Retype these lines and no others: the line holding "Output the LaTeX", the line holding "(0,0) rectangle (1052,439);", and all lines between them. Pictures stay out.

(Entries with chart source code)
━━━━━━━━━━━━━━━━━━━━━━━━━━━━━━
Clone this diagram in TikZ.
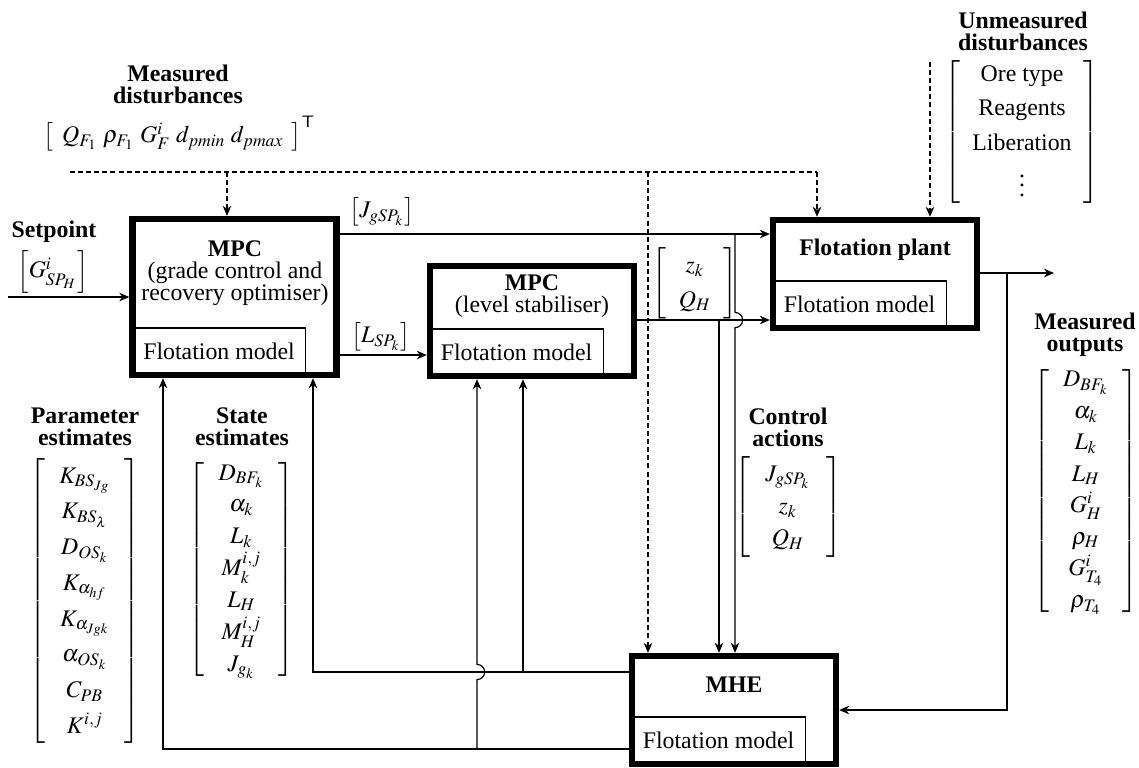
\documentclass[tikz,border=0pt]{standalone}
\usepackage{amsmath}
\usepackage{mathptmx}
\usepackage{fontspec}
\setmainfont{Liberation Serif}
\usepackage{array}
\usepackage{tikz}
\usetikzlibrary{positioning,arrows.meta,calc}
\newcommand{\px}{0.42pt}
\renewcommand{\arraystretch}{1.1}

\begin{document}
\begin{tikzpicture}[x=\px,y=-\px,
    block/.style={draw,line width=2.7pt,minimum width=204*\px,inner sep=0pt},
    fmbox/.style={draw,line width=.45pt,anchor=south west,minimum width=173*\px,minimum height=47*\px,inner sep=0pt,outer sep=0pt},
    boxtitle/.style={align=center,inner sep=0pt,font=\fontsize{10pt}{9.3pt}\selectfont},
    head/.style={align=center,inner sep=0pt,font=\fontsize{10pt}{9.3pt}\selectfont\bfseries},
    vec/.style={inner sep=0pt},
    conn/.style={line width=.5pt},
    arr/.style={conn,-{Stealth[length=4.2pt,width=3.6pt,inset=1.3pt]}},
    dist/.style={line width=.5pt,dash pattern=on 2.1pt off 1.3pt},
    darr/.style={dist,-{Stealth[length=4.2pt,width=3.6pt,inset=1.3pt]}}]
    \useasboundingbox (0,0) rectangle (1139,767);
    % blocks
    \node[block,minimum height=156*\px] (mpc1) at (234.5,297) {};
    \node[boxtitle] (mpc1t) at (235,273) {\textbf{MPC}\\(grade control and\\recovery optimiser)};
    \node[fmbox] (mpc1m) at ([shift={(1.37pt,1.37pt)}]mpc1.south west) {Flotation model};
    \node[block,minimum height=110*\px] (mpc2) at (532,321) {};
    \node[boxtitle] (mpc2t) at (532,296.5) {\textbf{MPC}\\(level stabiliser)};
    \node[fmbox] (mpc2m) at ([shift={(1.37pt,1.37pt)}]mpc2.south west) {Flotation model};
    \node[block,minimum height=108*\px] (plant) at (875,274) {};
    \node[head] (plantt) at (875,250) {Flotation plant};
    \node[fmbox] (plantm) at ([shift={(1.37pt,1.37pt)}]plant.south west) {Flotation model};
    \node[block,minimum height=108*\px] (mhe) at (734,710) {};
    \node[head] (mhet) at (734,685) {MHE};
    \node[fmbox] (mhem) at ([shift={(1.37pt,1.37pt)}]mhe.south west) {Flotation model};
    % signal labels
    \node[head] (spt) at (54,232) {Setpoint};
    \node[vec] (spv) at (53,272) {$\left[G^i_{SP_H}\right]$};
    \node[vec] (jv) at (382,212) {$\left[J_{gSP_k}\right]$};
    \node[vec] (lv) at (381,337) {$\left[L_{SP_k}\right]$};
    \node[vec] (zqv) at (695,283) {{\renewcommand{\arraystretch}{1.2}$\left[\begin{array}{@{}w{c}{24pt}@{}} z_k\\ Q_H\end{array}\right]$}};
    \node[head] (mdt) at (178,84) {Measured\\disturbances};
    \node[vec] (mdv) at (173.5,136.5) {$\left[\begin{array}{@{}w{c}{100pt}@{}} Q_{F_1}\;\rho_{F_1}\;G^i_F\;d_{pmin}\;d_{pmax}\end{array}\right]^{\smash{\rlap{$\scriptstyle\mathsf{T}$}}}$};
    \node[head] (udt) at (1023,31) {Unmeasured\\disturbances};
    \node[vec] (udv) at (1022,132) {{\renewcommand{\arraystretch}{1.2}$\left[\begin{array}{@{}w{c}{52pt}@{}}\text{Ore type}\\ \text{Reagents}\\ \text{Liberation}\\ \vdots\end{array}\right]$}};
    \node[head] (pet) at (85,427) {Parameter\\estimates};
    \node[vec] (pev) at (85,601) {{\renewcommand{\arraystretch}{1.25}$\left[\begin{array}{@{}w{c}{33pt}@{}} K_{BS_{Jg}}\\ K_{BS_\lambda}\\ D_{OS_k}\\ K_{\alpha_{hf}}\\ K_{\alpha_{Jgk}}\\ \alpha_{OS_k}\\ C_{PB}\\ K^{i,j}\end{array}\right]$}};
    \node[head] (set) at (242,427) {State\\estimates};
    \node[vec] (sev) at (241.5,569.5) {$\left[\begin{array}{@{}w{c}{31pt}@{}} D_{BF_k}\\ \alpha_k\\ L_k\\ M^{i,j}_k\\ L_H\\ M^{i,j}_H\\ J_{g_k}\end{array}\right]$};
    \node[head] (cat) at (788,427) {Control\\actions};
    \node[vec] (cav) at (788,507) {{\renewcommand{\arraystretch}{1.13}$\left[\begin{array}{@{}w{c}{32pt}@{}} J_{gSP_k}\\ z_k\\ Q_H\end{array}\right]$}};
    \node[head] (mot) at (1085,335) {Measured\\outputs};
    \node[vec] (mov) at (1086,491) {$\left[\begin{array}{@{}w{c}{31pt}@{}} D_{BF_k}\\ \alpha_k\\ L_k\\ L_H\\ G^i_H\\ \rho_H\\ G^i_{T_4}\\ \rho_{T_4}\end{array}\right]$};
    % junctions
    \coordinate (spin) at (8,297);
    \coordinate (mdl) at (70,172);
    \coordinate (mda) at (227,172);
    \coordinate (mdb) at (648,172);
    \coordinate (mdr) at (817,172);
    \coordinate (udtop) at (930,62);
    \coordinate (jb) at (735,234);
    \coordinate (ly) at (380,355);
    \coordinate (zb) at (719,320);
    \coordinate (ob) at (1007,273);
    \coordinate (out) at (1054,273);
    \coordinate (fba) at (313,672);
    \coordinate (fbb) at (523,672);
    \coordinate (fbc) at (163,749);
    \coordinate (fbd) at (477,749);
    % signals
    \draw[arr] (spin) -- (mpc1.west);
    \draw[arr] (mpc1.east |- jb) -- (plant.west |- jb);
    \draw[arr] (mpc1.east |- ly) -- (mpc2.west |- ly);
    \draw[arr] (mpc2.east |- zb) -- (plant.west |- zb);
    \draw[arr] (plant.east |- ob) -- (out);
    \draw[arr] (ob) |- (mhe.east);
    \draw[arr] (jb) -- ($(jb |- zb)+(0,-7.6)$) arc[start angle=90,end angle=-90,radius=3.2pt] -- (jb |- mhe.north);
    \draw[arr] (zb) -- (zb |- mhe.north);
    \draw[arr] (mhe.west |- fba) -| (fba |- mpc1.south);
    \draw[arr] (fbb) -- (fbb |- mpc2.south);
    \draw[arr] (mhe.west |- fbc) -| (fbc |- mpc1.south);
    \draw[arr] (fbd) -- ($(fbd |- fba)+(0,7.6)$) arc[start angle=-90,end angle=90,radius=3.2pt] -- (fbd |- mpc2.south);
    % disturbances
    \draw[dist] (mdl) -- (mdr);
    \draw[darr] (mda) -- (mda |- mpc1.north);
    \draw[darr] (mdb) -- (mdb |- mhe.north);
    \draw[darr] (mdr) -- (mdr |- plant.north);
    \draw[darr] (udtop) -- (udtop |- plant.north);
\end{tikzpicture}
\end{document}
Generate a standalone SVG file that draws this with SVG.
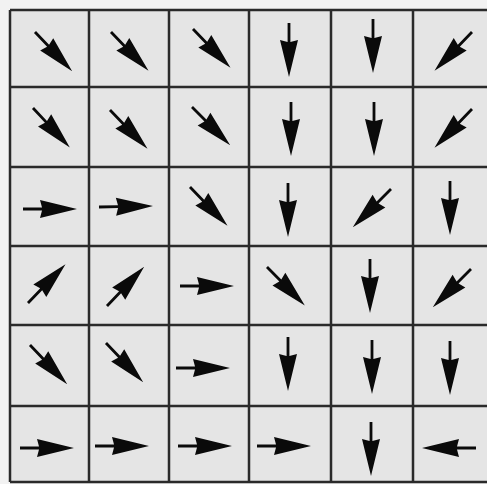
<svg xmlns="http://www.w3.org/2000/svg" xmlns:xlink="http://www.w3.org/1999/xlink" width="487" height="484" viewBox="0 0 487 484">
<style>
.bg{fill:#f2f2f2}
.cells{fill:#e5e5e5}
.grid line{stroke:#2a2a2a;stroke-width:2.5}
.a{fill:#0a0a0a}
</style>
<defs>
<path id="arr" d="M0,-1.4 L19,-1.4 L17,-9 L54,0 L17,9 L19,1.4 L0,1.4 Z"/>
</defs>
<rect class="bg" x="0" y="0" width="487" height="484"/>
<rect class="cells" x="10" y="10" width="477" height="472"/>
<g id="grid" class="grid">
<line x1="10" y1="10" x2="487" y2="10"/>
<line x1="10" y1="87" x2="487" y2="87"/>
<line x1="10" y1="167" x2="487" y2="167"/>
<line x1="10" y1="246" x2="487" y2="246"/>
<line x1="10" y1="325" x2="487" y2="325"/>
<line x1="10" y1="406" x2="487" y2="406"/>
<line x1="10" y1="482" x2="487" y2="482"/>
<line x1="10" y1="10" x2="10" y2="482"/>
<line x1="89" y1="10" x2="89" y2="482"/>
<line x1="169" y1="10" x2="169" y2="482"/>
<line x1="249" y1="10" x2="249" y2="482"/>
<line x1="331" y1="10" x2="331" y2="482"/>
<line x1="413" y1="10" x2="413" y2="482"/>
</g>
<g id="arrows" class="a">
<g id="r0c0"><use xlink:href="#arr" transform="translate(35,32) rotate(46.5)"/></g>
<g id="r0c1"><use xlink:href="#arr" transform="translate(111,32) rotate(46)"/></g>
<g id="r0c2"><use xlink:href="#arr" transform="translate(193,29) rotate(46)"/></g>
<g id="r0c3"><use xlink:href="#arr" transform="translate(289,23) rotate(90)"/></g>
<g id="r0c4"><use xlink:href="#arr" transform="translate(373,19) rotate(90)"/></g>
<g id="r0c5"><use xlink:href="#arr" transform="translate(472,32) rotate(134)"/></g>
<g id="r1c0"><use xlink:href="#arr" transform="translate(33,108) rotate(47)"/></g>
<g id="r1c1"><use xlink:href="#arr" transform="translate(110,110) rotate(46)"/></g>
<g id="r1c2"><use xlink:href="#arr" transform="translate(192,107) rotate(45)"/></g>
<g id="r1c3"><use xlink:href="#arr" transform="translate(291,102) rotate(90)"/></g>
<g id="r1c4"><use xlink:href="#arr" transform="translate(374,102) rotate(90)"/></g>
<g id="r1c5"><use xlink:href="#arr" transform="translate(472,109) rotate(134)"/></g>
<g id="r2c0"><use xlink:href="#arr" transform="translate(23,209) rotate(0)"/></g>
<g id="r2c1"><use xlink:href="#arr" transform="translate(99,207) rotate(-1)"/></g>
<g id="r2c2"><use xlink:href="#arr" transform="translate(190,187) rotate(46)"/></g>
<g id="r2c3"><use xlink:href="#arr" transform="translate(288,183) rotate(90)"/></g>
<g id="r2c4"><use xlink:href="#arr" transform="translate(391,189) rotate(135)"/></g>
<g id="r2c5"><use xlink:href="#arr" transform="translate(450,181) rotate(90)"/></g>
<g id="r3c0"><use xlink:href="#arr" transform="translate(28,303) rotate(-46)"/></g>
<g id="r3c1"><use xlink:href="#arr" transform="translate(107,306) rotate(-46.5)"/></g>
<g id="r3c2"><use xlink:href="#arr" transform="translate(180,286) rotate(0)"/></g>
<g id="r3c3"><use xlink:href="#arr" transform="translate(267,267) rotate(45.5)"/></g>
<g id="r3c4"><use xlink:href="#arr" transform="translate(370,259) rotate(90)"/></g>
<g id="r3c5"><use xlink:href="#arr" transform="translate(471,269) rotate(135)"/></g>
<g id="r4c0"><use xlink:href="#arr" transform="translate(30,345) rotate(46.5)"/></g>
<g id="r4c1"><use xlink:href="#arr" transform="translate(106,343) rotate(46.5)"/></g>
<g id="r4c2"><use xlink:href="#arr" transform="translate(176,368) rotate(0)"/></g>
<g id="r4c3"><use xlink:href="#arr" transform="translate(288,337) rotate(90)"/></g>
<g id="r4c4"><use xlink:href="#arr" transform="translate(372,340) rotate(90)"/></g>
<g id="r4c5"><use xlink:href="#arr" transform="translate(450,341) rotate(90)"/></g>
<g id="r5c0"><use xlink:href="#arr" transform="translate(20,448) rotate(0)"/></g>
<g id="r5c1"><use xlink:href="#arr" transform="translate(95,446) rotate(0)"/></g>
<g id="r5c2"><use xlink:href="#arr" transform="translate(178,446) rotate(0)"/></g>
<g id="r5c3"><use xlink:href="#arr" transform="translate(257,446) rotate(0)"/></g>
<g id="r5c4"><use xlink:href="#arr" transform="translate(371,422) rotate(90)"/></g>
<g id="r5c5"><use xlink:href="#arr" transform="translate(476,448) rotate(180)"/></g>
</g>
</svg>
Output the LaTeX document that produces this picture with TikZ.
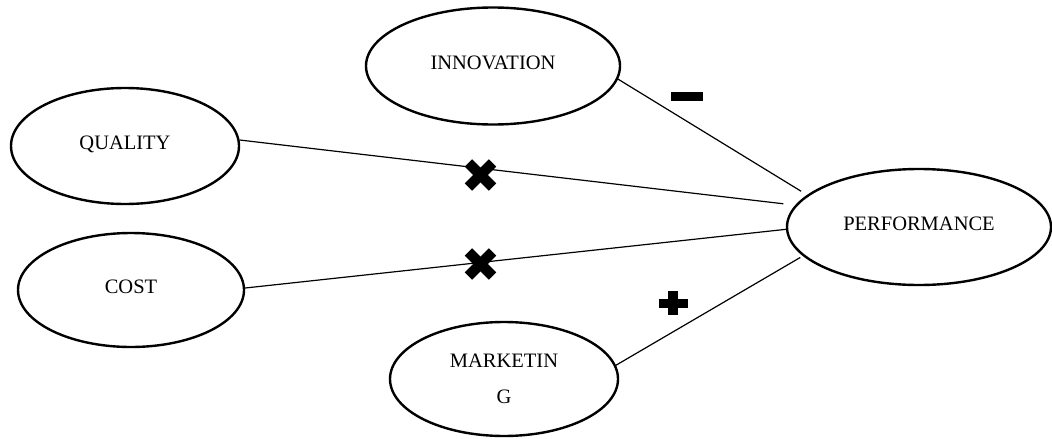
\documentclass[tikz,border=0pt]{standalone}
\usepackage{fontspec}
\setmainfont{Liberation Serif}
\usetikzlibrary{shapes.geometric}

\tikzset{
  construct/.style={ellipse, draw, line width=2.4pt, inner sep=0pt,
    font=\fontsize{20.5}{36}\selectfont},
  oneline/.style={text height=14pt, text depth=8pt},
  link/.style={line width=1.2pt},
  crossmark/.pic={
    \fill[rotate=45] (-17,-5.2) rectangle (17,5.2);
    \fill[rotate=-45] (-17,-5.2) rectangle (17,5.2);
  },
  plusmark/.pic={
    \fill (-14.5,-4.5) rectangle (14.5,4.5);
    \fill (-5,-12) rectangle (5,12);
  },
  minusmark/.pic={
    \fill (-16,-4.5) rectangle (16,4.5);
  }
}

\begin{document}
\begin{tikzpicture}[x=1pt, y=-1pt]
  \useasboundingbox (0,0) rectangle (1052,439);

  % constructs
  \node[construct, oneline, minimum width=254pt, minimum height=117pt] (inn) at (493,66) {INNOVATION};
  \node[construct, oneline, minimum width=228pt, minimum height=116pt] (qual) at (125,146) {QUALITY};
  \node[construct, oneline, minimum width=226pt, minimum height=114pt] (cost) at (131,290) {COST};
  \node[construct, oneline, minimum width=264pt, minimum height=116pt] (perf) at (919,227) {PERFORMANCE};
  \node[construct, align=center, minimum width=228pt, minimum height=114pt] (mkt) at (504,379) {MARKETIN\\G};

  % relations towards performance
  \draw[link, shorten >=7pt]  (inn.-6)  -- (perf.164);
  \draw[link, shorten >=12pt] (qual.3)  -- (perf.170);
  \draw[link]                 (cost.1)  -- (perf.181);
  \draw[link, shorten >=3pt]  (mkt.7)   -- (perf.194);

  % effect signs
  \pic at (687,96.5) {minusmark};
  \pic at (480.5,175) {crossmark};
  \pic at (480.5,264) {crossmark};
  \pic at (673,303) {plusmark};
\end{tikzpicture}
\end{document}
━━━━━━━━━━━━━━━━━━━━━━━━━━━━━━
SOLUTION TO THIS TASK:
Output the LaTeX document that produces this picture with TikZ.
\documentclass[tikz,border=0pt]{standalone}
\usepackage{fontspec}
\setmainfont{Liberation Serif}
\usetikzlibrary{shapes.geometric}

\tikzset{
  construct/.style={ellipse, draw, line width=2.4pt, inner sep=0pt,
    font=\fontsize{20.5}{36}\selectfont},
  oneline/.style={text height=14pt, text depth=8pt},
  link/.style={line width=1.2pt},
  crossmark/.pic={
    \fill[rotate=45] (-17,-5.2) rectangle (17,5.2);
    \fill[rotate=-45] (-17,-5.2) rectangle (17,5.2);
  },
  plusmark/.pic={
    \fill (-14.5,-4.5) rectangle (14.5,4.5);
    \fill (-5,-12) rectangle (5,12);
  },
  minusmark/.pic={
    \fill (-16,-4.5) rectangle (16,4.5);
  }
}

\begin{document}
\begin{tikzpicture}[x=1pt, y=-1pt]
  \useasboundingbox (0,0) rectangle (1052,439);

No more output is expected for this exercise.